- _COLLECTED MATERIAL_:
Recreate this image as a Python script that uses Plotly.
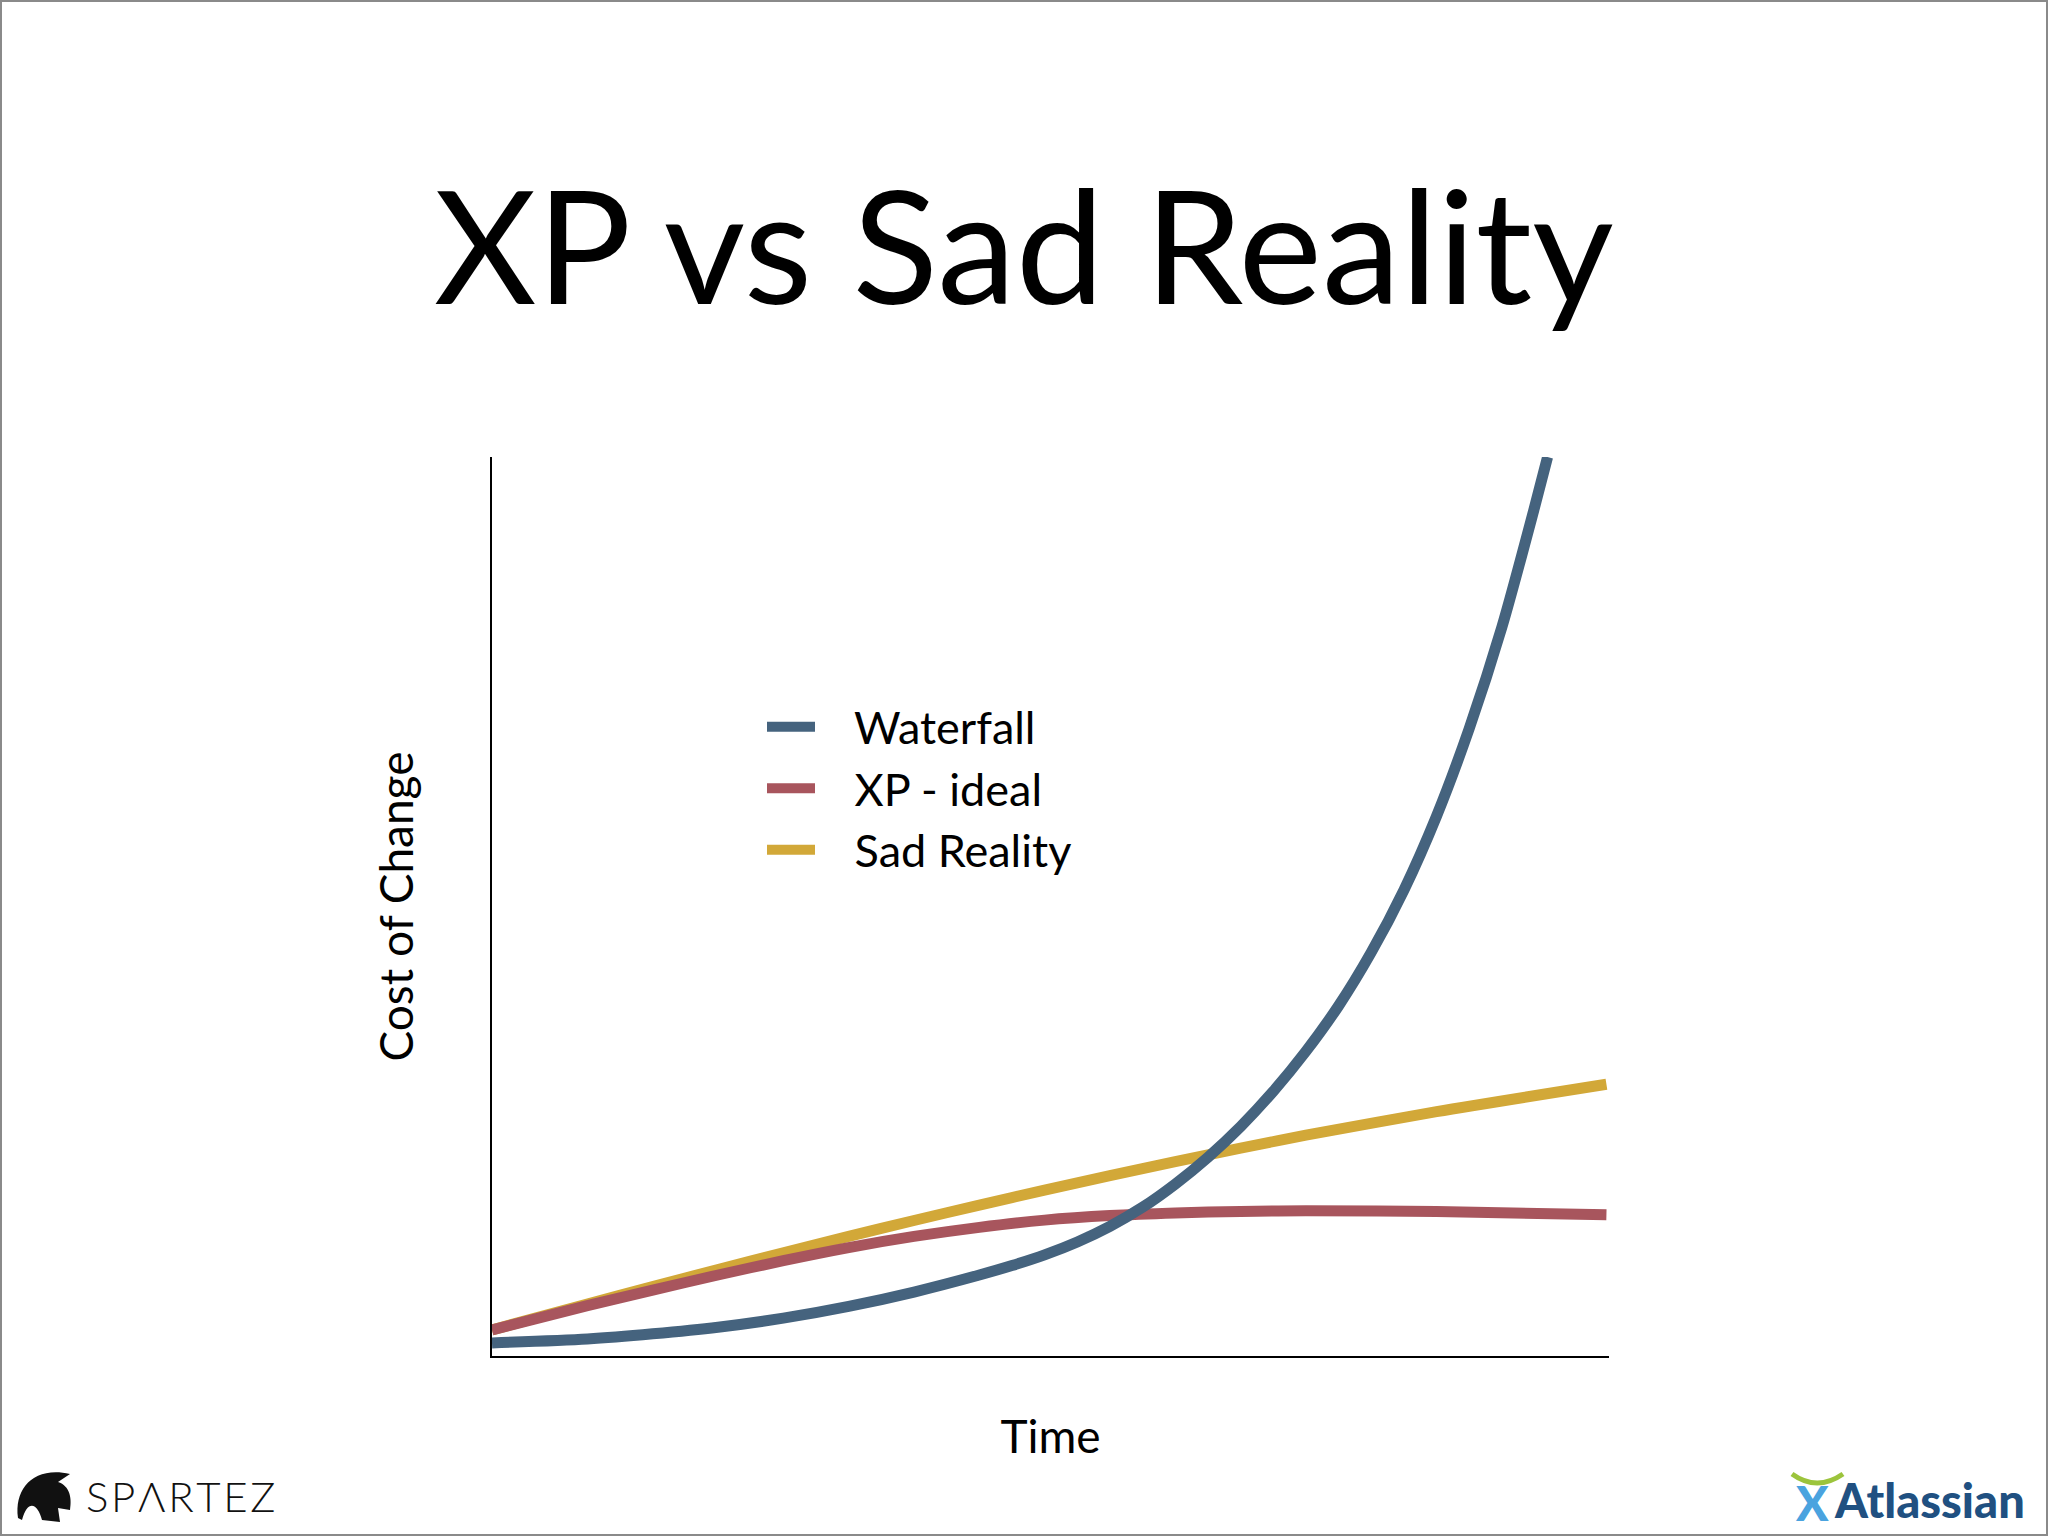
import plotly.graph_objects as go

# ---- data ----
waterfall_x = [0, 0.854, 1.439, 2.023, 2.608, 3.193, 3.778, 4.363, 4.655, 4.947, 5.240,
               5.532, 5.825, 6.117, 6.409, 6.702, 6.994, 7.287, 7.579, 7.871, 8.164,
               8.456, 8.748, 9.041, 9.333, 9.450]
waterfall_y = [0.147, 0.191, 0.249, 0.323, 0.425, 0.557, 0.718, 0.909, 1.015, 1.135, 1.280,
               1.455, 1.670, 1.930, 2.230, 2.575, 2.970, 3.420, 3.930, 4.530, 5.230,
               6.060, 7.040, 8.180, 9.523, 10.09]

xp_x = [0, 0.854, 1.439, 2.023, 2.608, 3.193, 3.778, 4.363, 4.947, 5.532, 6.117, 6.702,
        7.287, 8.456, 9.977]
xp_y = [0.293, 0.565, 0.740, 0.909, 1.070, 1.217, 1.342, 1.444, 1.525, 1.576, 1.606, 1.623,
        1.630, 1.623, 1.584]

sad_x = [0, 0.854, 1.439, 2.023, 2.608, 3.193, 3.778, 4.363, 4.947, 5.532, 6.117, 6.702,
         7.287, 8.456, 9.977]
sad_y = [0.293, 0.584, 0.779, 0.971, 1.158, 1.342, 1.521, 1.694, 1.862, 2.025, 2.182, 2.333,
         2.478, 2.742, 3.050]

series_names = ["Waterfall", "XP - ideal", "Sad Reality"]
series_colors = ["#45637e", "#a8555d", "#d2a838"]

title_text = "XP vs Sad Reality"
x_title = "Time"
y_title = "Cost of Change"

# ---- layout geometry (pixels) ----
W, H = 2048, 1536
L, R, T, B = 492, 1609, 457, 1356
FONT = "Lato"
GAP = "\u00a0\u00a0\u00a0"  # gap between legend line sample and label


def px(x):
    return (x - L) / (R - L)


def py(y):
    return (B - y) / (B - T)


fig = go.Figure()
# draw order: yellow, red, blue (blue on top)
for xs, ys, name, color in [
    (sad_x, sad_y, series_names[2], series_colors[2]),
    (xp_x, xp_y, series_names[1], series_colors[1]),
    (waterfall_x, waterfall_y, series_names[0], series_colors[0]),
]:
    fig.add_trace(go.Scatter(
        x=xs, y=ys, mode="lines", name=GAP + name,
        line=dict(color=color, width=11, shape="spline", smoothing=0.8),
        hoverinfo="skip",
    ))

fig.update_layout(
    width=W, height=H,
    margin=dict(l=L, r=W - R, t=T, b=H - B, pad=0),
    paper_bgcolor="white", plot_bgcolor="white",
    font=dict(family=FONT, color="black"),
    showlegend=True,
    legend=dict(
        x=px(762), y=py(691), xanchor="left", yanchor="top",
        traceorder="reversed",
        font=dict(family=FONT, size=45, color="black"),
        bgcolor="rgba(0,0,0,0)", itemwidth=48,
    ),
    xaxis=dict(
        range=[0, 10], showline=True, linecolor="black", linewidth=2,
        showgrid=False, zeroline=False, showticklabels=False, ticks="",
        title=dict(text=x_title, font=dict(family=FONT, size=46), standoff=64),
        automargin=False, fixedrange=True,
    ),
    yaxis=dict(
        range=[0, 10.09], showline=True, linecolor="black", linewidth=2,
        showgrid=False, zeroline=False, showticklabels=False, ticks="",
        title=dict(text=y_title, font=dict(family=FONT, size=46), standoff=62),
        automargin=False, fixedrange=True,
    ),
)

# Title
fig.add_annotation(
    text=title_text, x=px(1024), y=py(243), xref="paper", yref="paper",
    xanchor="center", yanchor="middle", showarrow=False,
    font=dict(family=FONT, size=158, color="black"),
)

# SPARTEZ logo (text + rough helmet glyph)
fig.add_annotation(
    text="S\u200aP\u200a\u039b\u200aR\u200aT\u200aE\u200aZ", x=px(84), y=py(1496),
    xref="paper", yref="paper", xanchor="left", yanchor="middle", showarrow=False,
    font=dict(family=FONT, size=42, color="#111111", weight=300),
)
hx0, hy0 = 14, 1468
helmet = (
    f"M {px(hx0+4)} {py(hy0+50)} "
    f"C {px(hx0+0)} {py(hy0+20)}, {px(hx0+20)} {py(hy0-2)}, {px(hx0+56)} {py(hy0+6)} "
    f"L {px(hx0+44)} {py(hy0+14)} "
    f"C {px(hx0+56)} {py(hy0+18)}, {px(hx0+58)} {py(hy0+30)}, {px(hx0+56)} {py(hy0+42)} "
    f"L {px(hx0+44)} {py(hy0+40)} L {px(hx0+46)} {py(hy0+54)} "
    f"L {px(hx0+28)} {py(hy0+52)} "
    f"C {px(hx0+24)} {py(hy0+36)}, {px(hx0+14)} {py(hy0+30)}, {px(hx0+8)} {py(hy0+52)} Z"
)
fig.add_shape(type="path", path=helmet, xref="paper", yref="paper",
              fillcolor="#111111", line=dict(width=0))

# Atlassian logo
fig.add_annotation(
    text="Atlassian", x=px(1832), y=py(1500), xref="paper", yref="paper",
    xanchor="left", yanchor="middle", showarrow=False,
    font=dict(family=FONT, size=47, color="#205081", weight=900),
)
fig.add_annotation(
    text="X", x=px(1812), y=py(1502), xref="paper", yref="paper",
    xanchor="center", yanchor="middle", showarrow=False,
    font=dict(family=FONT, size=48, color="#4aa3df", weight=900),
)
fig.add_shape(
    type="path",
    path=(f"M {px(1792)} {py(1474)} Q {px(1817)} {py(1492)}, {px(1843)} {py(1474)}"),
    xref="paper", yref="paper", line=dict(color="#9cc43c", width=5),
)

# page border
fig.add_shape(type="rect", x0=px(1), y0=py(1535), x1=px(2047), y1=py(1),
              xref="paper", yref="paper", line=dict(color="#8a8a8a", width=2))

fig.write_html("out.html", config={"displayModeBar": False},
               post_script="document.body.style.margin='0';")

- _WHAT IS REQUIRED_:
Retype the listing exactly. Pictures do not belong in the copy.

- _WRITTEN ANSWER_:
Recreate this image as a Python script that uses Plotly.
import plotly.graph_objects as go

# ---- data ----
waterfall_x = [0, 0.854, 1.439, 2.023, 2.608, 3.193, 3.778, 4.363, 4.655, 4.947, 5.240,
               5.532, 5.825, 6.117, 6.409, 6.702, 6.994, 7.287, 7.579, 7.871, 8.164,
               8.456, 8.748, 9.041, 9.333, 9.450]
waterfall_y = [0.147, 0.191, 0.249, 0.323, 0.425, 0.557, 0.718, 0.909, 1.015, 1.135, 1.280,
               1.455, 1.670, 1.930, 2.230, 2.575, 2.970, 3.420, 3.930, 4.530, 5.230,
               6.060, 7.040, 8.180, 9.523, 10.09]

xp_x = [0, 0.854, 1.439, 2.023, 2.608, 3.193, 3.778, 4.363, 4.947, 5.532, 6.117, 6.702,
        7.287, 8.456, 9.977]
xp_y = [0.293, 0.565, 0.740, 0.909, 1.070, 1.217, 1.342, 1.444, 1.525, 1.576, 1.606, 1.623,
        1.630, 1.623, 1.584]

sad_x = [0, 0.854, 1.439, 2.023, 2.608, 3.193, 3.778, 4.363, 4.947, 5.532, 6.117, 6.702,
         7.287, 8.456, 9.977]
sad_y = [0.293, 0.584, 0.779, 0.971, 1.158, 1.342, 1.521, 1.694, 1.862, 2.025, 2.182, 2.333,
         2.478, 2.742, 3.050]

series_names = ["Waterfall", "XP - ideal", "Sad Reality"]
series_colors = ["#45637e", "#a8555d", "#d2a838"]

title_text = "XP vs Sad Reality"
x_title = "Time"
y_title = "Cost of Change"

# ---- layout geometry (pixels) ----
W, H = 2048, 1536
L, R, T, B = 492, 1609, 457, 1356
FONT = "Lato"
GAP = "\u00a0\u00a0\u00a0"  # gap between legend line sample and label


def px(x):
    return (x - L) / (R - L)


def py(y):
    return (B - y) / (B - T)


fig = go.Figure()
# draw order: yellow, red, blue (blue on top)
for xs, ys, name, color in [
    (sad_x, sad_y, series_names[2], series_colors[2]),
    (xp_x, xp_y, series_names[1], series_colors[1]),
    (waterfall_x, waterfall_y, series_names[0], series_colors[0]),
]:
    fig.add_trace(go.Scatter(
        x=xs, y=ys, mode="lines", name=GAP + name,
        line=dict(color=color, width=11, shape="spline", smoothing=0.8),
        hoverinfo="skip",
    ))

fig.update_layout(
    width=W, height=H,
    margin=dict(l=L, r=W - R, t=T, b=H - B, pad=0),
    paper_bgcolor="white", plot_bgcolor="white",
    font=dict(family=FONT, color="black"),
    showlegend=True,
    legend=dict(
        x=px(762), y=py(691), xanchor="left", yanchor="top",
        traceorder="reversed",
        font=dict(family=FONT, size=45, color="black"),
        bgcolor="rgba(0,0,0,0)", itemwidth=48,
    ),
    xaxis=dict(
        range=[0, 10], showline=True, linecolor="black", linewidth=2,
        showgrid=False, zeroline=False, showticklabels=False, ticks="",
        title=dict(text=x_title, font=dict(family=FONT, size=46), standoff=64),
        automargin=False, fixedrange=True,
    ),
    yaxis=dict(
        range=[0, 10.09], showline=True, linecolor="black", linewidth=2,
        showgrid=False, zeroline=False, showticklabels=False, ticks="",
        title=dict(text=y_title, font=dict(family=FONT, size=46), standoff=62),
        automargin=False, fixedrange=True,
    ),
)

# Title
fig.add_annotation(
    text=title_text, x=px(1024), y=py(243), xref="paper", yref="paper",
    xanchor="center", yanchor="middle", showarrow=False,
    font=dict(family=FONT, size=158, color="black"),
)

# SPARTEZ logo (text + rough helmet glyph)
fig.add_annotation(
    text="S\u200aP\u200a\u039b\u200aR\u200aT\u200aE\u200aZ", x=px(84), y=py(1496),
    xref="paper", yref="paper", xanchor="left", yanchor="middle", showarrow=False,
    font=dict(family=FONT, size=42, color="#111111", weight=300),
)
hx0, hy0 = 14, 1468
helmet = (
    f"M {px(hx0+4)} {py(hy0+50)} "
    f"C {px(hx0+0)} {py(hy0+20)}, {px(hx0+20)} {py(hy0-2)}, {px(hx0+56)} {py(hy0+6)} "
    f"L {px(hx0+44)} {py(hy0+14)} "
    f"C {px(hx0+56)} {py(hy0+18)}, {px(hx0+58)} {py(hy0+30)}, {px(hx0+56)} {py(hy0+42)} "
    f"L {px(hx0+44)} {py(hy0+40)} L {px(hx0+46)} {py(hy0+54)} "
    f"L {px(hx0+28)} {py(hy0+52)} "
    f"C {px(hx0+24)} {py(hy0+36)}, {px(hx0+14)} {py(hy0+30)}, {px(hx0+8)} {py(hy0+52)} Z"
)
fig.add_shape(type="path", path=helmet, xref="paper", yref="paper",
              fillcolor="#111111", line=dict(width=0))

# Atlassian logo
fig.add_annotation(
    text="Atlassian", x=px(1832), y=py(1500), xref="paper", yref="paper",
    xanchor="left", yanchor="middle", showarrow=False,
    font=dict(family=FONT, size=47, color="#205081", weight=900),
)
fig.add_annotation(
    text="X", x=px(1812), y=py(1502), xref="paper", yref="paper",
    xanchor="center", yanchor="middle", showarrow=False,
    font=dict(family=FONT, size=48, color="#4aa3df", weight=900),
)
fig.add_shape(
    type="path",
    path=(f"M {px(1792)} {py(1474)} Q {px(1817)} {py(1492)}, {px(1843)} {py(1474)}"),
    xref="paper", yref="paper", line=dict(color="#9cc43c", width=5),
)

# page border
fig.add_shape(type="rect", x0=px(1), y0=py(1535), x1=px(2047), y1=py(1),
              xref="paper", yref="paper", line=dict(color="#8a8a8a", width=2))

fig.write_html("out.html", config={"displayModeBar": False},
               post_script="document.body.style.margin='0';")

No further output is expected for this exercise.